### DATA BLOCK
## begin

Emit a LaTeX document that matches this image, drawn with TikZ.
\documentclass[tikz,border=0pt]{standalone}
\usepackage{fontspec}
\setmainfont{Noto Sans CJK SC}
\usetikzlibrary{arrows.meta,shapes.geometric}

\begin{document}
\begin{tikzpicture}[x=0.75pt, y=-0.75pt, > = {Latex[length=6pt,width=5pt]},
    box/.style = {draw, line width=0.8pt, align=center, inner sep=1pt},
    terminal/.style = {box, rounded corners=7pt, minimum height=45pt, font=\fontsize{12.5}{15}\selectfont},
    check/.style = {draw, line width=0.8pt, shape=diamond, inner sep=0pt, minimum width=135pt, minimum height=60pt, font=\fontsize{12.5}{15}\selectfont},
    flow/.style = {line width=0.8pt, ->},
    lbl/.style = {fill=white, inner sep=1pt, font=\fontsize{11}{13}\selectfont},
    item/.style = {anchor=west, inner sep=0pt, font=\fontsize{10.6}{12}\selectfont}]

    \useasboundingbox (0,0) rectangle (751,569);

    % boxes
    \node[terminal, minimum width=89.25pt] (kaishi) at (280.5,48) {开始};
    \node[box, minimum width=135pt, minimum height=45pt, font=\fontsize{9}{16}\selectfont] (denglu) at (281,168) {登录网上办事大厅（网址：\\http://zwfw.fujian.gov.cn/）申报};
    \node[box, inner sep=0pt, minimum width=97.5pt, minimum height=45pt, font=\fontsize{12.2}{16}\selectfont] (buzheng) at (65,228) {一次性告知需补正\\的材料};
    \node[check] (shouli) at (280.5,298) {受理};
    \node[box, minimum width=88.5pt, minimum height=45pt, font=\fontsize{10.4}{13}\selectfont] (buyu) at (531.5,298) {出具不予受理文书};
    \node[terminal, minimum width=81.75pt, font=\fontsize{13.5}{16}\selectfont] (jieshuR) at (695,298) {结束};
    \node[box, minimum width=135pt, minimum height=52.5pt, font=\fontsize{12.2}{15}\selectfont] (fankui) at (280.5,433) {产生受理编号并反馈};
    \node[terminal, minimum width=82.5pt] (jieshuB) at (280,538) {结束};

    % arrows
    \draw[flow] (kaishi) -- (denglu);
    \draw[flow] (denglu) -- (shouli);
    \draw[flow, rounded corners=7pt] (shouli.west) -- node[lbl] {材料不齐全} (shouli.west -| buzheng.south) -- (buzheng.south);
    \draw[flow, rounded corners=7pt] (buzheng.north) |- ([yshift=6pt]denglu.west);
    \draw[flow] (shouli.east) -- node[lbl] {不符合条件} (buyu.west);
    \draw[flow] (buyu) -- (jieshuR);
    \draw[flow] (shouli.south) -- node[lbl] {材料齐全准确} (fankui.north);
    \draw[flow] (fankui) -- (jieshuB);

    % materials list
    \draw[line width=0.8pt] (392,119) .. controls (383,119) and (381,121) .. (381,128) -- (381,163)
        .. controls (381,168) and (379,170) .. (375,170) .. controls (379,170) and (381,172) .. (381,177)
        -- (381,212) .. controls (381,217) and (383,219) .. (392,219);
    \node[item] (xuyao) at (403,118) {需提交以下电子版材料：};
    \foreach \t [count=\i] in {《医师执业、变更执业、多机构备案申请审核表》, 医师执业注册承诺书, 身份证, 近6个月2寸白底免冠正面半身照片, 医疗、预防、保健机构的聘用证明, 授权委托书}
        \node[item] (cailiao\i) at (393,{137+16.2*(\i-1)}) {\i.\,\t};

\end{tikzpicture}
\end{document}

## end

### PROBLEM DESCRIPTION
Copy out only the lines running from the beginning of the data to the line with "(0,0) rectangle (751,569);", both ends included.

### RESULT BELOW
Emit a LaTeX document that matches this image, drawn with TikZ.
\documentclass[tikz,border=0pt]{standalone}
\usepackage{fontspec}
\setmainfont{Noto Sans CJK SC}
\usetikzlibrary{arrows.meta,shapes.geometric}

\begin{document}
\begin{tikzpicture}[x=0.75pt, y=-0.75pt, > = {Latex[length=6pt,width=5pt]},
    box/.style = {draw, line width=0.8pt, align=center, inner sep=1pt},
    terminal/.style = {box, rounded corners=7pt, minimum height=45pt, font=\fontsize{12.5}{15}\selectfont},
    check/.style = {draw, line width=0.8pt, shape=diamond, inner sep=0pt, minimum width=135pt, minimum height=60pt, font=\fontsize{12.5}{15}\selectfont},
    flow/.style = {line width=0.8pt, ->},
    lbl/.style = {fill=white, inner sep=1pt, font=\fontsize{11}{13}\selectfont},
    item/.style = {anchor=west, inner sep=0pt, font=\fontsize{10.6}{12}\selectfont}]

    \useasboundingbox (0,0) rectangle (751,569);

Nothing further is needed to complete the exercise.